1 DIFC Law No. 3 of 2004 (Consolidated Version – November 2024).

2 DIFC Law No. 5 of 2005 (Consolidated Version – March 2024).

3 See for example the DIFC Digital Assets Law – DIFC Law No. 2 of 2024.

4 See for example (1) Abdel Mohsen Bader Al Khorafi (2) Amrah Ali Abdel Latif Al Hamad (3) Alia Mohamed Sulaiman Al Rifai v (1) Bank Sarasin-Alpen (ME) Limited (2) Bank Sarasin & Co. Ltd [2009] DIFC CFI 026, per Justice Sir John Chadwick at [164].

5 The Industrial Group Limited v Abdelazim EL Sheikh EL Fadil Hamid [2022] DIFC CA 005/006.

6 The Industrial Group Limited at [105]-[112] and [120].

7 The Industrial Group Limited at [111].

8 The Industrial Group Limited at [105].

9 See for example The Industrial Group Limited at [120].

10 (1) Korek Telecom Company LLC (2) Korek International (Management) Limited (3) Sirwan Saber Mustafa v (1) Iraq Telecom Limited for itself and in the name and on behalf of International Holdings Limited (2) International Holdings Limited [2024] DIFC CA 016.

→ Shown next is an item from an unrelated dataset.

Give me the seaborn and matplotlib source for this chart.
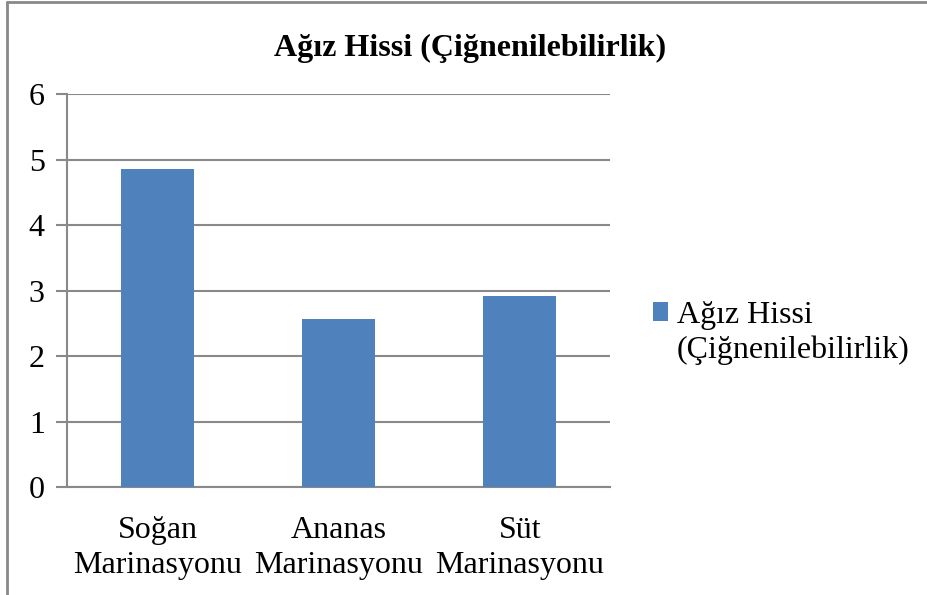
import matplotlib
matplotlib.use("Agg")
import matplotlib.pyplot as plt
import seaborn as sns
from matplotlib.lines import Line2D

# data
categories = ["Soğan\nMarinasyonu", "Ananas\nMarinasyonu", "Süt\nMarinasyonu"]
values = [4.86, 2.57, 2.92]
series_name = ["Ağız Hissi", "(Çiğnenilebilirlik)"]
title = "Ağız Hissi (Çiğnenilebilirlik)"
y_ticks = [0, 1, 2, 3, 4, 5, 6]

sns.set_style("white")
plt.rcParams["font.family"] = ["Liberation Serif", "DejaVu Serif"]
plt.rcParams["text.color"] = "black"

bar_colour = "#4F81BD"
grey = "#898989"

fig = plt.figure(figsize=(9.27, 5.95), dpi=100)
ax = fig.add_axes([0.0723, 0.1815, 0.586, 0.660])

sns.barplot(x=categories, y=values, color=bar_colour, width=0.4,
            saturation=1, linewidth=0, label=series_name[0], ax=ax, zorder=3)
if ax.get_legend() is not None:
    ax.get_legend().remove()

ax.set_ylim(0, 6)
ax.set_xlim(-0.5, 2.5)
ax.set_yticks(y_ticks)
ax.set_yticklabels([str(t) for t in y_ticks], fontsize=23)
ax.yaxis.grid(True, color=grey, linewidth=1.5, zorder=0)
ax.set_axisbelow(True)

# category labels centred, tick marks on the boundaries
ax.set_xticks([0, 1, 2])
ax.set_xticklabels(categories, fontsize=23, linespacing=1.28)
ax.tick_params(axis="x", which="major", length=0, pad=21, labelcolor="black")
ax.set_xticks([-0.5, 0.5, 1.5, 2.5], minor=True)
ax.tick_params(axis="x", which="minor", length=8, width=1.5, color=grey, direction="out")
ax.tick_params(axis="y", length=8, width=1.5, color=grey, direction="out", pad=8,
               left=True, labelcolor="black")

for side in ["top", "right"]:
    ax.spines[side].set_visible(False)
for side in ["left", "bottom"]:
    ax.spines[side].set_color(grey)
    ax.spines[side].set_linewidth(1.5)

ax.set_xlabel("")
ax.set_ylabel("")

fig.text(0.507, 0.918, title, ha="center", va="center", fontsize=23,
         fontweight="bold", color="black")

# legend: marker sits beside the first line, second line wraps under the text
handles, labels = ax.get_legend_handles_labels()
fig.legend(handles, labels, loc="center left", bbox_to_anchor=(0.7044, 0.470),
           frameon=False, fontsize=23, handlelength=0.47, handleheight=0.5,
           handletextpad=0.28, borderpad=0, borderaxespad=0, labelcolor="black")
fig.text(0.730, 1 - 358 / 595, series_name[1], ha="left", va="baseline",
         fontsize=23, color="black")

# chart frame (only left and top visible in the reference)
fig.add_artist(Line2D([0.008, 0.008], [0, 0.996], transform=fig.transFigure, color=grey, linewidth=2))
fig.add_artist(Line2D([0.008, 1.0], [0.996, 0.996], transform=fig.transFigure, color=grey, linewidth=2))

fig.savefig("out.png", dpi=100)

11 Korek Telecom Company LLC & Ors v Iraq Telecom Ltd & Anor at [124].

12 Korek Telecom Company LLC & Ors v Iraq Telecom Ltd & Anor at [312].

13 Korek Telecom Company LLC & Ors v Iraq Telecom Ltd & Anor at [317].

14 Ward Holdings Ltd (t/a Waldorf Astoria Dubai International Financial Centre Hotel) v Meshico Corporation (t/a Puerto 99 Mexican Seafood & Steak) [2025] DIFC CFI 015.

15 Ward Holdings v Meshico at [60].

16 Ward Holdings v Meshico at [58].

[17] Ms Georgina Marie Eason (in her capacity as Official Liquidator of Bank Sarasin-Alpen (ME) Limited) [2025] DIFC CFI 005.

18 Eason at [34]-[41], and [49]-[51].

19 Examples of this include defamation, which is treated as a criminal matter in the UAE, and unfair dismissal, which has been found by the DIFC Courts not to form part of the DIFC Employment Law.